Charles Bridgham Hosmer, Jr. (1932-1993)
Dr. Charles Hosmer, Jr., was nationally known as the historian of the preservation movement in the United States, a title earned from his two pioneering publications, Presence of the Past: A History of the Preservation Movement in the United States before Williamsburg and Preservation Comes of Age: From Williamsburg to the National Trust, 1926-1949. These two volumes have become standard teaching and reference texts. The American Institute of Architects has designated them “the bible of the preservation movement.”

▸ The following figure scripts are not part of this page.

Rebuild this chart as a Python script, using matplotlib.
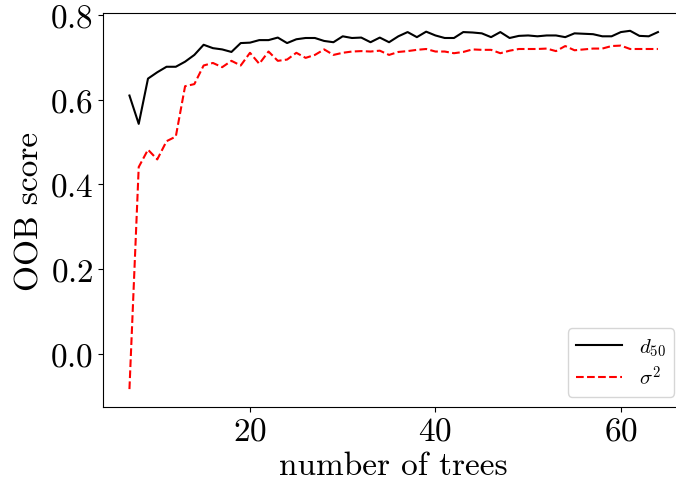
import numpy as np
import matplotlib
matplotlib.use('Agg')
import matplotlib.pyplot as plt

plt.rcParams['font.family'] = 'serif'
plt.rcParams['font.serif'] = ['cmr10']
plt.rcParams['mathtext.fontset'] = 'cm'
plt.rcParams['axes.formatter.use_mathtext'] = True

# number of trees
n_trees = np.arange(7, 65)

# OOB score for d50
d50 = [0.610, 0.543, 0.650, 0.665, 0.678, 0.678, 0.690, 0.706, 0.730, 0.722,
       0.719, 0.713, 0.734, 0.735, 0.741, 0.741, 0.747, 0.734, 0.743, 0.746,
       0.746, 0.739, 0.736, 0.750, 0.746, 0.747, 0.736, 0.747, 0.736, 0.750,
       0.760, 0.748, 0.761, 0.752, 0.746, 0.746, 0.760, 0.759, 0.757, 0.748,
       0.760, 0.746, 0.751, 0.752, 0.750, 0.752, 0.752, 0.748, 0.757, 0.756,
       0.755, 0.750, 0.750, 0.760, 0.763, 0.751, 0.750, 0.760]

# OOB score for sigma^2
sigma2 = [-0.084, 0.441, 0.482, 0.459, 0.502, 0.513, 0.632, 0.637, 0.681, 0.687,
          0.677, 0.692, 0.681, 0.711, 0.685, 0.714, 0.692, 0.695, 0.711, 0.699,
          0.706, 0.719, 0.706, 0.711, 0.714, 0.715, 0.714, 0.716, 0.706, 0.713,
          0.715, 0.718, 0.720, 0.714, 0.714, 0.710, 0.713, 0.719, 0.718, 0.718,
          0.710, 0.716, 0.720, 0.720, 0.720, 0.721, 0.715, 0.727, 0.717, 0.719,
          0.721, 0.721, 0.727, 0.728, 0.720, 0.720, 0.720, 0.720]

fig = plt.figure(figsize=(6.76, 4.89), dpi=100)
ax = fig.add_axes([0.1524, 0.1656, 0.86, 0.806])
ax.plot(n_trees, d50, 'k-', lw=1.5, label=r'$d_{50}$')
ax.plot(n_trees, sigma2, 'r--', lw=1.5, label=r'$\sigma^2$')
ax.set_xlabel('number of trees', fontsize=24)
ax.set_ylabel('OOB score', fontsize=24)
ax.set_yticks([0.0, 0.2, 0.4, 0.6, 0.8])
ax.set_xticks([20, 40, 60])
ax.tick_params(labelsize=24)
ax.legend(loc='lower right', fontsize=15, handlelength=2.2, labelspacing=0.3)
fig.savefig('out.png', dpi=100)
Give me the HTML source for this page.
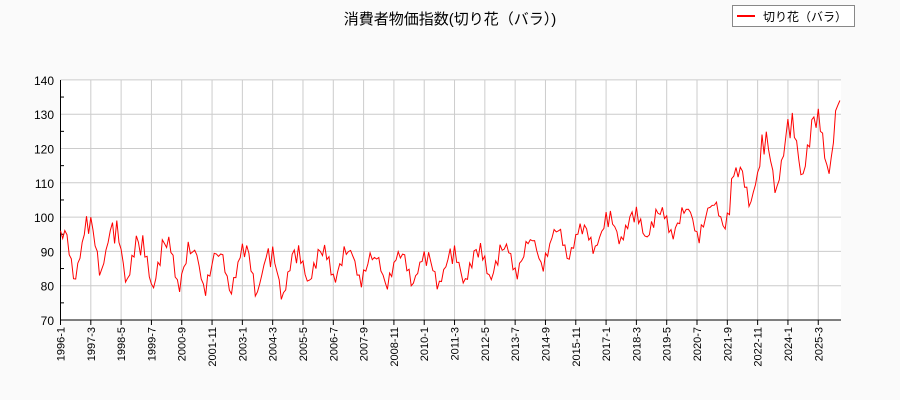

Charles Hosmer was born in Naples, Italy, and raised in Washington, D.C.. He received his bachelor’s degree from Principia College, and his M.A. and Ph.D. degrees from Columbia University. From 1961 to 1992, he was a professor of history, including architectural history, at Principia College. He held the first endowed chair at the College as the Jay P. Walker Professor of History. A very popular teacher who was equally known for his rigorous scholarship, Professor Hosmer instilled in students enthusiasm and dedication to learning. For decades he cultivated an appreciation and understanding of Bernard Maybeck’s architecture on the Principia campus.

Active in local preservation, Dr. Hosmer helped establish the Historic Elsah Foundation, served as its president from 1971 to 1993, and was editor of “Elsah History” from 1980 to 1993. In 1967, he co-authored with Paul O. Williams, Elsah: A Historic Guidebook. In 1973, he wrote the documentation for the nominations of the Village of Elsah’s historic district to the National Register of Historic Places, and later in 1991, the same for Principia College as a National Historic Landmark. He served several separate terms on the Elsah Zoning Board. From 1972 to 1976, he was a member of the Illinois Historic Sites Advisory Council, a panel that advised the state of matters pertaining to historic preservation and evaluated properties for National Register designation.